▶ [What you have to do]
Skip the pictures. Reproduce all other material exactly.

▶ [Data extract]
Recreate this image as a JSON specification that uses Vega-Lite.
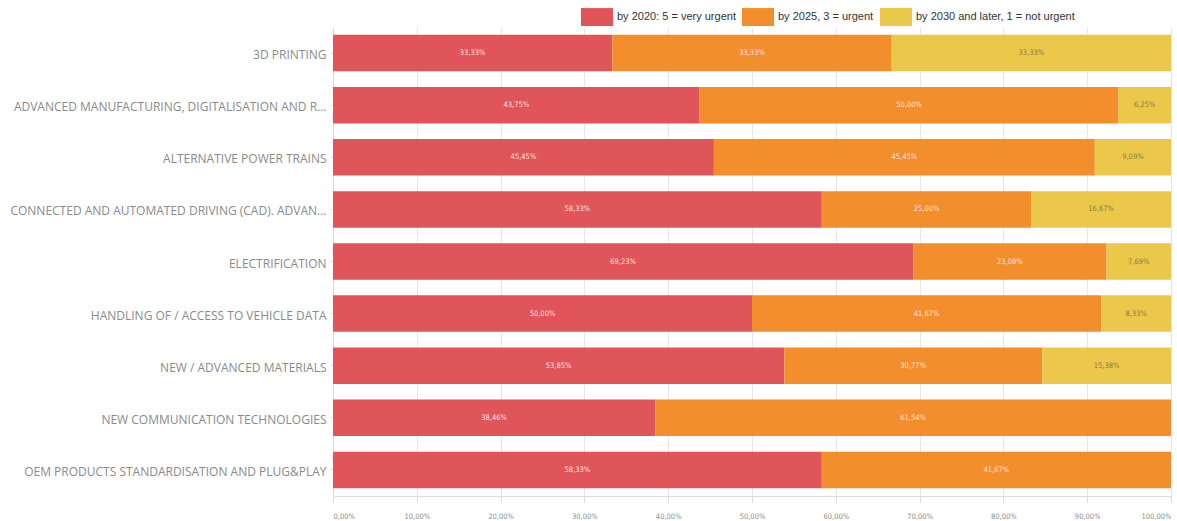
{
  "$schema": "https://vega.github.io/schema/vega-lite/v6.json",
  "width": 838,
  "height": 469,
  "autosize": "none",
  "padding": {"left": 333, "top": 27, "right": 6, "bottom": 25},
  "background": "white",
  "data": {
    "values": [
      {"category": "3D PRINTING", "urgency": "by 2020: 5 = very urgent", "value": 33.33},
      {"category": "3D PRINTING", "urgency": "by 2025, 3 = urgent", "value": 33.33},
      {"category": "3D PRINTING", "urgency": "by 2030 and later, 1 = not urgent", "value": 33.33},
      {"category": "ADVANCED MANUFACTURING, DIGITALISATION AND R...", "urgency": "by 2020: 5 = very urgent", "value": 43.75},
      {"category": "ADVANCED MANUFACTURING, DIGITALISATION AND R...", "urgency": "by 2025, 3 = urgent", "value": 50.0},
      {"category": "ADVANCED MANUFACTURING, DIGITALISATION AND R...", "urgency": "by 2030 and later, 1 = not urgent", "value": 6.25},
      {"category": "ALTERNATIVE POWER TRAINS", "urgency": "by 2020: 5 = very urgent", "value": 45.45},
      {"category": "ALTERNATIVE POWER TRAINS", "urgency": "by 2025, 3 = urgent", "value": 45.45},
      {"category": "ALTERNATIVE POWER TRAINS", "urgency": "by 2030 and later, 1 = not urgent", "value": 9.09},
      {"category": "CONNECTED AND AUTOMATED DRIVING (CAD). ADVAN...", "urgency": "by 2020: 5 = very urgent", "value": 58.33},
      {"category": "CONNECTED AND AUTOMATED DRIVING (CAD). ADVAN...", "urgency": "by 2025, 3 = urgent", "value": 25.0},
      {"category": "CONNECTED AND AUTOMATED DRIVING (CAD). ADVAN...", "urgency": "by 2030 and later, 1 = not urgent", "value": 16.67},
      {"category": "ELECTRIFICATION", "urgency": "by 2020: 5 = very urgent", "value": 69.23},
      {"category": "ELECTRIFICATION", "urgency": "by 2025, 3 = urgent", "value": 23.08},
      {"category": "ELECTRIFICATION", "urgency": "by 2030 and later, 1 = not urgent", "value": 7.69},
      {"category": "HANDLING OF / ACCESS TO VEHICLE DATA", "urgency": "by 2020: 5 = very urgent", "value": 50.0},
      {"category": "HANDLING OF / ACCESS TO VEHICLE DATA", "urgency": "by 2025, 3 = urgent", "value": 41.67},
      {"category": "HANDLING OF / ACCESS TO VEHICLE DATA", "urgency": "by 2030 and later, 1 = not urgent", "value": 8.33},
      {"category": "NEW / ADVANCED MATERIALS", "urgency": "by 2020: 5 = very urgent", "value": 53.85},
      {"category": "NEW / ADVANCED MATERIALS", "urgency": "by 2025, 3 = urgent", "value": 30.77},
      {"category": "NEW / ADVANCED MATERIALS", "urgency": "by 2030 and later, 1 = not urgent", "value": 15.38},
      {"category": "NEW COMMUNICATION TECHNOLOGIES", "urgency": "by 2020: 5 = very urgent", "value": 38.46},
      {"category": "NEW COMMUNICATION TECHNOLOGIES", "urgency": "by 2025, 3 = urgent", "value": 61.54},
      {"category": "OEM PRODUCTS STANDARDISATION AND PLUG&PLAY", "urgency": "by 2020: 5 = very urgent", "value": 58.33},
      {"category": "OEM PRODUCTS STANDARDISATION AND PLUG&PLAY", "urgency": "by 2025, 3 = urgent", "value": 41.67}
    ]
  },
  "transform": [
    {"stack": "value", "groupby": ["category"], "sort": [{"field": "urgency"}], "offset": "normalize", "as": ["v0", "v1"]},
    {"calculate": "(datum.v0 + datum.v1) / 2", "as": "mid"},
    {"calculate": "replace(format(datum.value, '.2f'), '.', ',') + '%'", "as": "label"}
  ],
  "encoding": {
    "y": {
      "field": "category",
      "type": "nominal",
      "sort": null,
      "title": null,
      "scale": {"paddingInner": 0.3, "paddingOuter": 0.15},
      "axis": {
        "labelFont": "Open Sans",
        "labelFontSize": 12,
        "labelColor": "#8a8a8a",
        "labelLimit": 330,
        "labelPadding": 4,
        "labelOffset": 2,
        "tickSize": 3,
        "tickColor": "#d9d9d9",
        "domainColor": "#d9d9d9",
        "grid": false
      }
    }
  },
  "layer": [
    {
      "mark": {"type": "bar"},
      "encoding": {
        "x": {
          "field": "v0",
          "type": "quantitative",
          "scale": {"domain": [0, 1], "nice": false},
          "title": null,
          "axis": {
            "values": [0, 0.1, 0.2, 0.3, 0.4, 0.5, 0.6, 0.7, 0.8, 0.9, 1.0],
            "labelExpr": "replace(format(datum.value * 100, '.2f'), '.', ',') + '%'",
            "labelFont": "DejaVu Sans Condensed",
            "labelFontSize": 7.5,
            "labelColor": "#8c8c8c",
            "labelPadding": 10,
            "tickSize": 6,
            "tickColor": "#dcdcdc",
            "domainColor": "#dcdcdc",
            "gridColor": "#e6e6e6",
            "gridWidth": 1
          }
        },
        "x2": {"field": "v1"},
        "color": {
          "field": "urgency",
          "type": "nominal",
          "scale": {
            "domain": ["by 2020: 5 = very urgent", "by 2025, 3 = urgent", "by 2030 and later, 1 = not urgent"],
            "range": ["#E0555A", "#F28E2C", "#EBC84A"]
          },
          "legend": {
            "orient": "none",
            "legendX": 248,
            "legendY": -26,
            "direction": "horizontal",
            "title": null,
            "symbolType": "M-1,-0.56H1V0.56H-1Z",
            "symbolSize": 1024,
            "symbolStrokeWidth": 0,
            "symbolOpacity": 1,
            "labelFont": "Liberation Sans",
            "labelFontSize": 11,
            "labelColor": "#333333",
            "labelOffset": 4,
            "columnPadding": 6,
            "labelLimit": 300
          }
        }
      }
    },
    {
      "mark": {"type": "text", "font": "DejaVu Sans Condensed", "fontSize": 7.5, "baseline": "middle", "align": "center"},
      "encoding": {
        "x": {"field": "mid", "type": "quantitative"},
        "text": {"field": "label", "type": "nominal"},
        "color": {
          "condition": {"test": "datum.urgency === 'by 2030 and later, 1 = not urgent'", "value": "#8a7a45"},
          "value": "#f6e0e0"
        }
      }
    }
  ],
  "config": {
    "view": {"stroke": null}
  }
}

▶ [Written answer]
Recreate this image as a JSON specification that uses Vega-Lite.
{
  "$schema": "https://vega.github.io/schema/vega-lite/v6.json",
  "width": 838,
  "height": 469,
  "autosize": "none",
  "padding": {"left": 333, "top": 27, "right": 6, "bottom": 25},
  "background": "white",
  "data": {
    "values": [
      {"category": "3D PRINTING", "urgency": "by 2020: 5 = very urgent", "value": 33.33},
      {"category": "3D PRINTING", "urgency": "by 2025, 3 = urgent", "value": 33.33},
      {"category": "3D PRINTING", "urgency": "by 2030 and later, 1 = not urgent", "value": 33.33},
      {"category": "ADVANCED MANUFACTURING, DIGITALISATION AND R...", "urgency": "by 2020: 5 = very urgent", "value": 43.75},
      {"category": "ADVANCED MANUFACTURING, DIGITALISATION AND R...", "urgency": "by 2025, 3 = urgent", "value": 50.0},
      {"category": "ADVANCED MANUFACTURING, DIGITALISATION AND R...", "urgency": "by 2030 and later, 1 = not urgent", "value": 6.25},
      {"category": "ALTERNATIVE POWER TRAINS", "urgency": "by 2020: 5 = very urgent", "value": 45.45},
      {"category": "ALTERNATIVE POWER TRAINS", "urgency": "by 2025, 3 = urgent", "value": 45.45},
      {"category": "ALTERNATIVE POWER TRAINS", "urgency": "by 2030 and later, 1 = not urgent", "value": 9.09},
      {"category": "CONNECTED AND AUTOMATED DRIVING (CAD). ADVAN...", "urgency": "by 2020: 5 = very urgent", "value": 58.33},
      {"category": "CONNECTED AND AUTOMATED DRIVING (CAD). ADVAN...", "urgency": "by 2025, 3 = urgent", "value": 25.0},
      {"category": "CONNECTED AND AUTOMATED DRIVING (CAD). ADVAN...", "urgency": "by 2030 and later, 1 = not urgent", "value": 16.67},
      {"category": "ELECTRIFICATION", "urgency": "by 2020: 5 = very urgent", "value": 69.23},
      {"category": "ELECTRIFICATION", "urgency": "by 2025, 3 = urgent", "value": 23.08},
      {"category": "ELECTRIFICATION", "urgency": "by 2030 and later, 1 = not urgent", "value": 7.69},
      {"category": "HANDLING OF / ACCESS TO VEHICLE DATA", "urgency": "by 2020: 5 = very urgent", "value": 50.0},
      {"category": "HANDLING OF / ACCESS TO VEHICLE DATA", "urgency": "by 2025, 3 = urgent", "value": 41.67},
      {"category": "HANDLING OF / ACCESS TO VEHICLE DATA", "urgency": "by 2030 and later, 1 = not urgent", "value": 8.33},
      {"category": "NEW / ADVANCED MATERIALS", "urgency": "by 2020: 5 = very urgent", "value": 53.85},
      {"category": "NEW / ADVANCED MATERIALS", "urgency": "by 2025, 3 = urgent", "value": 30.77},
      {"category": "NEW / ADVANCED MATERIALS", "urgency": "by 2030 and later, 1 = not urgent", "value": 15.38},
      {"category": "NEW COMMUNICATION TECHNOLOGIES", "urgency": "by 2020: 5 = very urgent", "value": 38.46},
      {"category": "NEW COMMUNICATION TECHNOLOGIES", "urgency": "by 2025, 3 = urgent", "value": 61.54},
      {"category": "OEM PRODUCTS STANDARDISATION AND PLUG&PLAY", "urgency": "by 2020: 5 = very urgent", "value": 58.33},
      {"category": "OEM PRODUCTS STANDARDISATION AND PLUG&PLAY", "urgency": "by 2025, 3 = urgent", "value": 41.67}
    ]
  },
  "transform": [
    {"stack": "value", "groupby": ["category"], "sort": [{"field": "urgency"}], "offset": "normalize", "as": ["v0", "v1"]},
    {"calculate": "(datum.v0 + datum.v1) / 2", "as": "mid"},
    {"calculate": "replace(format(datum.value, '.2f'), '.', ',') + '%'", "as": "label"}
  ],
  "encoding": {
    "y": {
      "field": "category",
      "type": "nominal",
      "sort": null,
      "title": null,
      "scale": {"paddingInner": 0.3, "paddingOuter": 0.15},
      "axis": {
        "labelFont": "Open Sans",
        "labelFontSize": 12,
        "labelColor": "#8a8a8a",
        "labelLimit": 330,
        "labelPadding": 4,
        "labelOffset": 2,
        "tickSize": 3,
        "tickColor": "#d9d9d9",
        "domainColor": "#d9d9d9",
        "grid": false
      }
    }
  },
  "layer": [
    {
      "mark": {"type": "bar"},
      "encoding": {
        "x": {
          "field": "v0",
          "type": "quantitative",
          "scale": {"domain": [0, 1], "nice": false},
          "title": null,
          "axis": {
            "values": [0, 0.1, 0.2, 0.3, 0.4, 0.5, 0.6, 0.7, 0.8, 0.9, 1.0],
            "labelExpr": "replace(format(datum.value * 100, '.2f'), '.', ',') + '%'",
            "labelFont": "DejaVu Sans Condensed",
            "labelFontSize": 7.5,
            "labelColor": "#8c8c8c",
            "labelPadding": 10,
            "tickSize": 6,
            "tickColor": "#dcdcdc",
            "domainColor": "#dcdcdc",
            "gridColor": "#e6e6e6",
            "gridWidth": 1
          }
        },
        "x2": {"field": "v1"},
        "color": {
          "field": "urgency",
          "type": "nominal",
          "scale": {
            "domain": ["by 2020: 5 = very urgent", "by 2025, 3 = urgent", "by 2030 and later, 1 = not urgent"],
            "range": ["#E0555A", "#F28E2C", "#EBC84A"]
          },
          "legend": {
            "orient": "none",
            "legendX": 248,
            "legendY": -26,
            "direction": "horizontal",
            "title": null,
            "symbolType": "M-1,-0.56H1V0.56H-1Z",
            "symbolSize": 1024,
            "symbolStrokeWidth": 0,
            "symbolOpacity": 1,
            "labelFont": "Liberation Sans",
            "labelFontSize": 11,
            "labelColor": "#333333",
            "labelOffset": 4,
            "columnPadding": 6,
            "labelLimit": 300
          }
        }
      }
    },
    {
      "mark": {"type": "text", "font": "DejaVu Sans Condensed", "fontSize": 7.5, "baseline": "middle", "align": "center"},
      "encoding": {
        "x": {"field": "mid", "type": "quantitative"},
        "text": {"field": "label", "type": "nominal"},
        "color": {
          "condition": {"test": "datum.urgency === 'by 2030 and later, 1 = not urgent'", "value": "#8a7a45"},
          "value": "#f6e0e0"
        }
      }
    }
  ],
  "config": {
    "view": {"stroke": null}
  }
}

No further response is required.